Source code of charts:

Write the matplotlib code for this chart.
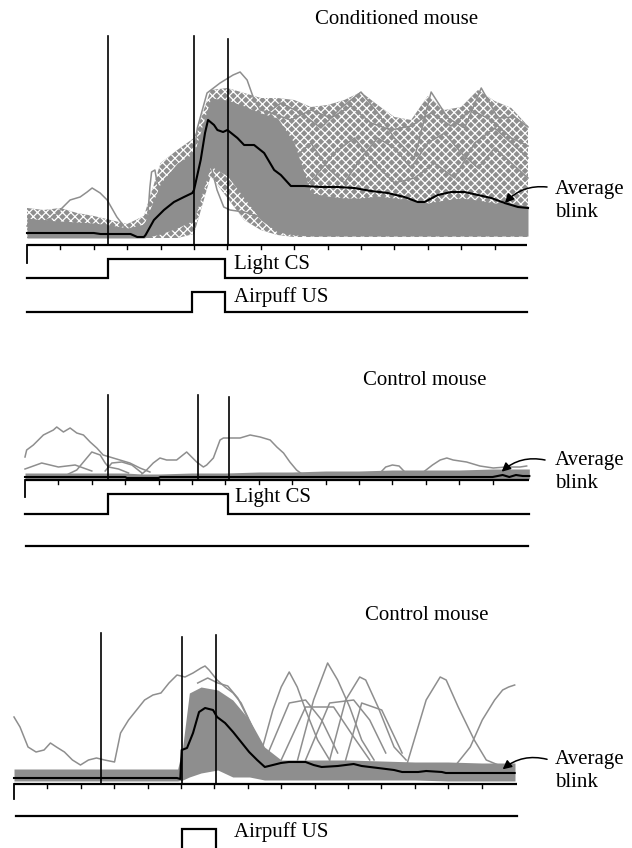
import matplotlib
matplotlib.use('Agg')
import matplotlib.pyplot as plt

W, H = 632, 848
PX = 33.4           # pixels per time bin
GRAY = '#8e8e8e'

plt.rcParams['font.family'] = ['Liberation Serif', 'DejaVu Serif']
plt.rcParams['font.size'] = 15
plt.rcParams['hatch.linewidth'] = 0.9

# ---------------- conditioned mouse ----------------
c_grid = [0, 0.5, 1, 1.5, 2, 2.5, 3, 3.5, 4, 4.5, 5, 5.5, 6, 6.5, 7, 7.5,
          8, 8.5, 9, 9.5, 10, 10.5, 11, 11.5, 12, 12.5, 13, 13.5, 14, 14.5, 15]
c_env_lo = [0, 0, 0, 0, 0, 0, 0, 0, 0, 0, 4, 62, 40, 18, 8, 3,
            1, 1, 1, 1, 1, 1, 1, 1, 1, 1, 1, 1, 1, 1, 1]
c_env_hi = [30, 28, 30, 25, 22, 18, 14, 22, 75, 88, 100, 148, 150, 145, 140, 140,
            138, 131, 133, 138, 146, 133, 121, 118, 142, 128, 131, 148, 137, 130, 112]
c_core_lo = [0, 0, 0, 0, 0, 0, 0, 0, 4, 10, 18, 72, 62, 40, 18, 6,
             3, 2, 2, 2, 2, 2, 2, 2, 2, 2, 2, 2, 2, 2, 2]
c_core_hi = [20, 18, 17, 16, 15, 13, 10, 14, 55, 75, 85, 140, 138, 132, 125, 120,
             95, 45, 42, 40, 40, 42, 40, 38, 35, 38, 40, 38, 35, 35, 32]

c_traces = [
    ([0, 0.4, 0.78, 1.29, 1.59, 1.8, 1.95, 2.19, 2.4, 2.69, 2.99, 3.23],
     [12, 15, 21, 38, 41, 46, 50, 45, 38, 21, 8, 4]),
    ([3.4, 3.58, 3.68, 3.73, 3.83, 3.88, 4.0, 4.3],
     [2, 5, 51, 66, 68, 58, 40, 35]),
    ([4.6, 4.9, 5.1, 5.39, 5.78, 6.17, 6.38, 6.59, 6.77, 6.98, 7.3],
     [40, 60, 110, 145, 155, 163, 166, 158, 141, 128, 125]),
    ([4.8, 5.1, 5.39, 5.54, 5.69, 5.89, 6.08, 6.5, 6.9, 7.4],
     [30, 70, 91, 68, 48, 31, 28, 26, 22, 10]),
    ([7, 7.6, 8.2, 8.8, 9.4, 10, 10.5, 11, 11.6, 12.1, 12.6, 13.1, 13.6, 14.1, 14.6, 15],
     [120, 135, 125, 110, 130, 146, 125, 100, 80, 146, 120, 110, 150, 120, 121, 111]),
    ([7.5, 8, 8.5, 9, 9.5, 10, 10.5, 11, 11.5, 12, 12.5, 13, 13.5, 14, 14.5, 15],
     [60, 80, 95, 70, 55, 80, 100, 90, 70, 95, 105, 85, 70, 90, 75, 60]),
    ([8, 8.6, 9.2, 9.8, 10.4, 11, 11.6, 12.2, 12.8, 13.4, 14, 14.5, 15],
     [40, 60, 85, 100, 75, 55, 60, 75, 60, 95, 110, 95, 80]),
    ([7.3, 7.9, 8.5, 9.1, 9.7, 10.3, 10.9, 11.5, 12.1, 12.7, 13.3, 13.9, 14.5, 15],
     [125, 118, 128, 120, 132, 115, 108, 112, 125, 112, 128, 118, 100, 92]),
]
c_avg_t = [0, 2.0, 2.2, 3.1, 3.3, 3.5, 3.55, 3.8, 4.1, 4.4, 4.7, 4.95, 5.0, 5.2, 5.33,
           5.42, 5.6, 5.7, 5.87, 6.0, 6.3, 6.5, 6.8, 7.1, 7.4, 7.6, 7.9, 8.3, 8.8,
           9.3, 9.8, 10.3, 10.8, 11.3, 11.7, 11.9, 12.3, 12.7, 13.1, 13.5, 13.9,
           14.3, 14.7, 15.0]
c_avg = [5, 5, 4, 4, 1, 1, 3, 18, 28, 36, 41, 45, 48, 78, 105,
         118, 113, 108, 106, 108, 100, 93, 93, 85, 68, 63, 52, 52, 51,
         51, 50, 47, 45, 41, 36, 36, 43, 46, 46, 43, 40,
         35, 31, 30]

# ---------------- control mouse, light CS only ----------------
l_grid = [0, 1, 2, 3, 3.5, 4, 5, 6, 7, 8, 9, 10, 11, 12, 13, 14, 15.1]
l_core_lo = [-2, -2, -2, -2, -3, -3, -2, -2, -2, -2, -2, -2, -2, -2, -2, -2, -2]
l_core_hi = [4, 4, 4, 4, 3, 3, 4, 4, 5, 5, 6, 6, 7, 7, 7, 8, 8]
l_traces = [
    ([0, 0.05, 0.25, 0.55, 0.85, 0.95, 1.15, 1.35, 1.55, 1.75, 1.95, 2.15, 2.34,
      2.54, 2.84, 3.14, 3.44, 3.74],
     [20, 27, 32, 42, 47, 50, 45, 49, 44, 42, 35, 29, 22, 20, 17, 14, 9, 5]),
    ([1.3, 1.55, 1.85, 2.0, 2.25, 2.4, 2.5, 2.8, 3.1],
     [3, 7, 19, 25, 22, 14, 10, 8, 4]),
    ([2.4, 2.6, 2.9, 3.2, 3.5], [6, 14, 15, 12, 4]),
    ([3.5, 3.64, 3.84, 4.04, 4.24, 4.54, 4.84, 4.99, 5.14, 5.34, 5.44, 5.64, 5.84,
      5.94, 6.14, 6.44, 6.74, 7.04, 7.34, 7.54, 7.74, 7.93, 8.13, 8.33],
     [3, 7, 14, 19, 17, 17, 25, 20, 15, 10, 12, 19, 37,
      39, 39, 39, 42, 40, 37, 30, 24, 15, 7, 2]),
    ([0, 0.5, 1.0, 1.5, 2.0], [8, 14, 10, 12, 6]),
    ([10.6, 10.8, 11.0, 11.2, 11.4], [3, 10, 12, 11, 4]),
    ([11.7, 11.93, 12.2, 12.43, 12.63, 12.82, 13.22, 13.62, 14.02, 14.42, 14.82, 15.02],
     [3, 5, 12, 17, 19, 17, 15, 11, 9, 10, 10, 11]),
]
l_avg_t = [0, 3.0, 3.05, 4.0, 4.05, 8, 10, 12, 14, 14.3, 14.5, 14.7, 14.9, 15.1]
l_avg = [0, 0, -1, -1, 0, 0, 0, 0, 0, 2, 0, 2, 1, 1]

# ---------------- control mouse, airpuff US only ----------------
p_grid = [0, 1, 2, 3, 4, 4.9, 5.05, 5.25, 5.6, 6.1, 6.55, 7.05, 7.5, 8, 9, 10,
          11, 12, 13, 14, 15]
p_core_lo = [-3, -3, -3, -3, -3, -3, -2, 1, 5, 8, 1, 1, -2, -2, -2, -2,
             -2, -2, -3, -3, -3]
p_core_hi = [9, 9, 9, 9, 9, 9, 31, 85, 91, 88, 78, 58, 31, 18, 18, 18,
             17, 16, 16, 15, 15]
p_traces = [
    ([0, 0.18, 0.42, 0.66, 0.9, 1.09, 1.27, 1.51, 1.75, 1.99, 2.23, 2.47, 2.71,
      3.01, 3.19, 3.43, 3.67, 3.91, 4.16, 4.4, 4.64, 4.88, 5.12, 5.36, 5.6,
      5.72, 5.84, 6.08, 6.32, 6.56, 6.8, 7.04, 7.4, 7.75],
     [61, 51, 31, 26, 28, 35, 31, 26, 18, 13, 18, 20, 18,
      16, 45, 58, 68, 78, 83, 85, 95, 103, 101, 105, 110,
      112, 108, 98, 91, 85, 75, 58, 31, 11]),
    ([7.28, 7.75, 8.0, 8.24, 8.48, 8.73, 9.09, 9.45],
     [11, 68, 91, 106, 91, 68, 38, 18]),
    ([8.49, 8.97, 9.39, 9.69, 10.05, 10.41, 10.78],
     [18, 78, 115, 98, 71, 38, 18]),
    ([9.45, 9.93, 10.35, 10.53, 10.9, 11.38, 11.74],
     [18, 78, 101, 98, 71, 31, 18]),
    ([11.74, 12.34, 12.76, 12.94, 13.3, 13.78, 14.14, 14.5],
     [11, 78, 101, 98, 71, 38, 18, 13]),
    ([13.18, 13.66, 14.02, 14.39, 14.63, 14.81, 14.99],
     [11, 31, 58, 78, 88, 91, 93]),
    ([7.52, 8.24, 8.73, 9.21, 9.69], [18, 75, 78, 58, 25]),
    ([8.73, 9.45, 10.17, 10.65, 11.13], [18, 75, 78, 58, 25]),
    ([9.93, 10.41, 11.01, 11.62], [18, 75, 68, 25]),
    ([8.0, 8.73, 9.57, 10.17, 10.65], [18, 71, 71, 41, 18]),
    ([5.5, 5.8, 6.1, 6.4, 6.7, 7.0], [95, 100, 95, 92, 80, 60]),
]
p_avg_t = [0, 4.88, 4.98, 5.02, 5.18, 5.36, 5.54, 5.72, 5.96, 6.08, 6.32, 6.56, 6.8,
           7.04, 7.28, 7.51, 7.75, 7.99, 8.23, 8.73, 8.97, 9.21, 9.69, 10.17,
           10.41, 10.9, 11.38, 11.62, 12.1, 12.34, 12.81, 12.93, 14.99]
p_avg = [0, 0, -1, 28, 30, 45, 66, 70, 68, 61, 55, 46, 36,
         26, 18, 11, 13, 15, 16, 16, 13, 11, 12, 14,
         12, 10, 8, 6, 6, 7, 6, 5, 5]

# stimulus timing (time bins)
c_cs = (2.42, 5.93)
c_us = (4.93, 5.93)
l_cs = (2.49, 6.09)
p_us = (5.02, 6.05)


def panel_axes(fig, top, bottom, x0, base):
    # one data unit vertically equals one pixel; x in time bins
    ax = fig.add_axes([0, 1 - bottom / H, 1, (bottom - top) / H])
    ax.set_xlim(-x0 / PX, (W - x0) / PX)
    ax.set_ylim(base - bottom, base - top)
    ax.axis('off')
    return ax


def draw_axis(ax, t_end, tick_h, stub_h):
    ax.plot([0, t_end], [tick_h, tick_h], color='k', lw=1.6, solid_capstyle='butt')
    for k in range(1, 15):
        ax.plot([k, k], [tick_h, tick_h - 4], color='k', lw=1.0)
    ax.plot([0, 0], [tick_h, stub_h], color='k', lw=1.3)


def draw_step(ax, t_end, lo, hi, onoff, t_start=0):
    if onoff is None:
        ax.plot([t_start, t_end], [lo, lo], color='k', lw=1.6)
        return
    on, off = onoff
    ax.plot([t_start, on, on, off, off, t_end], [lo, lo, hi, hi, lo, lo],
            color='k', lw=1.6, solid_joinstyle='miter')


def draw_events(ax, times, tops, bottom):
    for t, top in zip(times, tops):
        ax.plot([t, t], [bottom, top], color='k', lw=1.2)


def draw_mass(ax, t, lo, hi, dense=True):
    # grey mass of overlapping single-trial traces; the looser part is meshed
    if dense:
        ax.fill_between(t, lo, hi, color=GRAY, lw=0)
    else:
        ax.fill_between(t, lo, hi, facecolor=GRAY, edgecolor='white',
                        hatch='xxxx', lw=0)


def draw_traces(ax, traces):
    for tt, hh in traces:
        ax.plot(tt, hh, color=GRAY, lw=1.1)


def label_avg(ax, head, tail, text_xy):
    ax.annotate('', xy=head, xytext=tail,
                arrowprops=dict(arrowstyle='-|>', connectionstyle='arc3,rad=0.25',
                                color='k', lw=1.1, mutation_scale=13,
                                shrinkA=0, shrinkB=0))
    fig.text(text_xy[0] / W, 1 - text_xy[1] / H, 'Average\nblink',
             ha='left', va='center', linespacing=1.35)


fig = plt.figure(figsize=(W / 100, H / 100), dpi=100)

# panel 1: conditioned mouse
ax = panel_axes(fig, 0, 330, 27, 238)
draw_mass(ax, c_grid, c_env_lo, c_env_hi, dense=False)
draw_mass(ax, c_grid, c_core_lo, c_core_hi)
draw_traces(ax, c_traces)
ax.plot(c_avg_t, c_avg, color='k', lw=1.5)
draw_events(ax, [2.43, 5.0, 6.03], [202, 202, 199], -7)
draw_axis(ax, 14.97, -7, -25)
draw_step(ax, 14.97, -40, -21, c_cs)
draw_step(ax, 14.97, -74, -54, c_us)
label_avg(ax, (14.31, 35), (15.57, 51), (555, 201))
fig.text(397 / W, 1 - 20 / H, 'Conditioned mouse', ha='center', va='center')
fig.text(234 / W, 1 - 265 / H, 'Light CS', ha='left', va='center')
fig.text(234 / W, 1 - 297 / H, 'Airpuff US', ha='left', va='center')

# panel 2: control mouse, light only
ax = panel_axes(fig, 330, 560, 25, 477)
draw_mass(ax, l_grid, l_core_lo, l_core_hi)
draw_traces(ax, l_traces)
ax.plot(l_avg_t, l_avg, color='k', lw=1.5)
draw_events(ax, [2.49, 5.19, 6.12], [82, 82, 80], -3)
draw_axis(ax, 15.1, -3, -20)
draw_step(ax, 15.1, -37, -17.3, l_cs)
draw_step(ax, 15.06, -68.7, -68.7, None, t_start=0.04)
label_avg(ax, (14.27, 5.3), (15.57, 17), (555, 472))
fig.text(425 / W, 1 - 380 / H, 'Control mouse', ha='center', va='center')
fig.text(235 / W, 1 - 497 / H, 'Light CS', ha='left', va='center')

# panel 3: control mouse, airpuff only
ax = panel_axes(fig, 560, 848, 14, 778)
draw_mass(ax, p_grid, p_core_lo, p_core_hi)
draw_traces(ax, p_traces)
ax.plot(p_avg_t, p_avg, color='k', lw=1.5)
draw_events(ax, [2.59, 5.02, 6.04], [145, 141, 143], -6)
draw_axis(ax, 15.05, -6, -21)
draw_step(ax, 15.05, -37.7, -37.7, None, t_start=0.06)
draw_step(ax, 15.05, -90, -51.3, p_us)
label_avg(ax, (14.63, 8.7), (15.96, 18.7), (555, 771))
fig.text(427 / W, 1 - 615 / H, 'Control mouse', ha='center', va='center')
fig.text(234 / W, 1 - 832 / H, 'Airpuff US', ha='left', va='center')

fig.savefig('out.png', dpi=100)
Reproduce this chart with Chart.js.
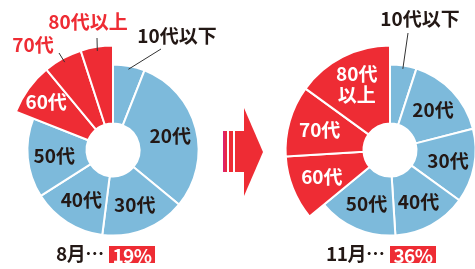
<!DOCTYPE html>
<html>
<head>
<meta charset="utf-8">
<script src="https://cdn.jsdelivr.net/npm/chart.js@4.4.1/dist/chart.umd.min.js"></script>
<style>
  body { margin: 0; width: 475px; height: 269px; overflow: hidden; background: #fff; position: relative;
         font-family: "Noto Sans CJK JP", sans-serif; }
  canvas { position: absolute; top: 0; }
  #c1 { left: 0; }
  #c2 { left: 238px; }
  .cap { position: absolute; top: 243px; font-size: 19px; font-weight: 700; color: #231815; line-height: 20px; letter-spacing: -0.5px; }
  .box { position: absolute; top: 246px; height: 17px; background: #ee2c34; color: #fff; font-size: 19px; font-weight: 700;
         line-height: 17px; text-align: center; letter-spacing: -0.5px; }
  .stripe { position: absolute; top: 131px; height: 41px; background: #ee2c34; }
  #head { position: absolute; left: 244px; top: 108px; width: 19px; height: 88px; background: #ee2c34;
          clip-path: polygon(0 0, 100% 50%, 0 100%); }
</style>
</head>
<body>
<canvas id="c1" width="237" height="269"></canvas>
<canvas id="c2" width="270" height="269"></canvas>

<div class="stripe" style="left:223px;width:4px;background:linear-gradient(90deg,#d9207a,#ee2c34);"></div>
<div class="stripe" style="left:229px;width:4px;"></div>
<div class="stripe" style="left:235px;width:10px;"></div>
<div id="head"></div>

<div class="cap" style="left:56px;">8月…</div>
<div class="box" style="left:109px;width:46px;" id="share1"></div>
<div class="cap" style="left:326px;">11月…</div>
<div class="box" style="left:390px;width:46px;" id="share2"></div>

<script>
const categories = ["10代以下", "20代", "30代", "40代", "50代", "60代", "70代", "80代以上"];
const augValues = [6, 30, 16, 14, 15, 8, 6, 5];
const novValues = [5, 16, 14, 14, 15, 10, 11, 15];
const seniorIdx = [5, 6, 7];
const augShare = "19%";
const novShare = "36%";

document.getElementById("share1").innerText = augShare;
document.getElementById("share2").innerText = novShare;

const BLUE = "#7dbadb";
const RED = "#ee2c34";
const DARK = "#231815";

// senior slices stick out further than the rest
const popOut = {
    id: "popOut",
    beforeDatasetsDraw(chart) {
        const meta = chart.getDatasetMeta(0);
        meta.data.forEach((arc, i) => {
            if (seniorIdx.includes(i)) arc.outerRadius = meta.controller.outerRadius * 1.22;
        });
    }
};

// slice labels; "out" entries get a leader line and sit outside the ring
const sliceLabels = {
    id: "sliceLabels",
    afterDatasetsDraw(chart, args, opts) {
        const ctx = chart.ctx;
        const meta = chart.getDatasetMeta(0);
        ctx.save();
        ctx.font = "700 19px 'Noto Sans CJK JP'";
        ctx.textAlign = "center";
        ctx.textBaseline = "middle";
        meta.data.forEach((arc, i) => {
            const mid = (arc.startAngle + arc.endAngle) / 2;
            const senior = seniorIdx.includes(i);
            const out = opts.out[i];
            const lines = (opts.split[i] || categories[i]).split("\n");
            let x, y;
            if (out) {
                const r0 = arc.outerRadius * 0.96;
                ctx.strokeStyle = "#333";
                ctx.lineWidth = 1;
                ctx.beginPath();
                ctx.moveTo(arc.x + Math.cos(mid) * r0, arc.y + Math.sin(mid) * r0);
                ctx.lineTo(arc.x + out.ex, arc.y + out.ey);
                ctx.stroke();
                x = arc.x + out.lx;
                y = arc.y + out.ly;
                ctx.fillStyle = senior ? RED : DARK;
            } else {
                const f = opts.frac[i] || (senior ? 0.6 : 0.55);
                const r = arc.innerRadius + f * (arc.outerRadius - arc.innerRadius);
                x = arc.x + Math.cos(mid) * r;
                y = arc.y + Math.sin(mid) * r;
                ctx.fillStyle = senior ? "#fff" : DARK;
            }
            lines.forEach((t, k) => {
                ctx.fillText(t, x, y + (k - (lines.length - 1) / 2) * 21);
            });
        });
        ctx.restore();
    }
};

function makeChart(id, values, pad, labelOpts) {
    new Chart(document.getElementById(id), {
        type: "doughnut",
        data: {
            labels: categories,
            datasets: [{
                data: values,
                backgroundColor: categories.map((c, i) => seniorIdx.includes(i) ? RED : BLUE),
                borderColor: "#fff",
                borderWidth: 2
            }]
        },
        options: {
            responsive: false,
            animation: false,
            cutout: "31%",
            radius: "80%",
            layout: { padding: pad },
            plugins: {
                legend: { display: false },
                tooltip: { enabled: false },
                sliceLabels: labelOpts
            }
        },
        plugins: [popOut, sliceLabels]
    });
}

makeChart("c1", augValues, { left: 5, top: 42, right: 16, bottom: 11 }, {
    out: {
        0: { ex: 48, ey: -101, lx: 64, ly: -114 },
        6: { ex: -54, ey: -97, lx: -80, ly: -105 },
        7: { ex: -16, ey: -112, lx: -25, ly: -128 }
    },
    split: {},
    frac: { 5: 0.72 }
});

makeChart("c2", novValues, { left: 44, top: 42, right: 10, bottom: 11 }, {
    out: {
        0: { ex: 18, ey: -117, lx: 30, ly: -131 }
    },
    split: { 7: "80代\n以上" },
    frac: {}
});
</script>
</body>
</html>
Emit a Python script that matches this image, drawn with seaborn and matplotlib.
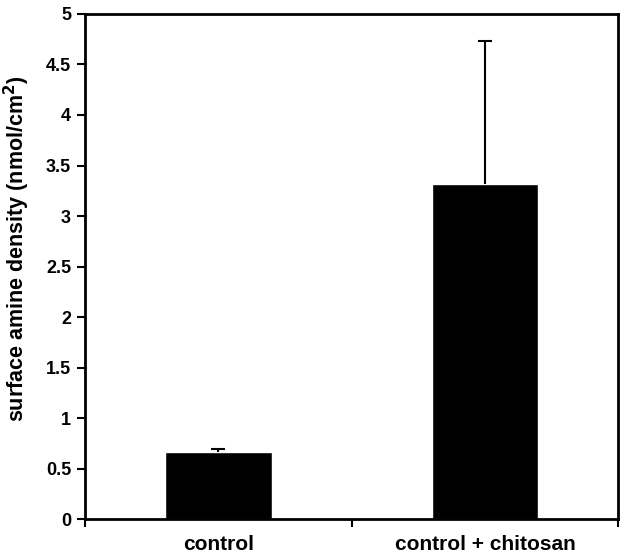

**What the exercise asks**
Reproduce only the lines from the beginning of the data through the line that contains "plt.rcParams['hatch.linewidth'] = 0.9", both included, and please drop the pictures.

**Result of this exercise**
Write the matplotlib code for this chart.
import matplotlib
matplotlib.use('Agg')
import matplotlib.pyplot as plt

W, H = 632, 848
PX = 33.4           # pixels per time bin
GRAY = '#8e8e8e'

plt.rcParams['font.family'] = ['Liberation Serif', 'DejaVu Serif']
plt.rcParams['font.size'] = 15
plt.rcParams['hatch.linewidth'] = 0.9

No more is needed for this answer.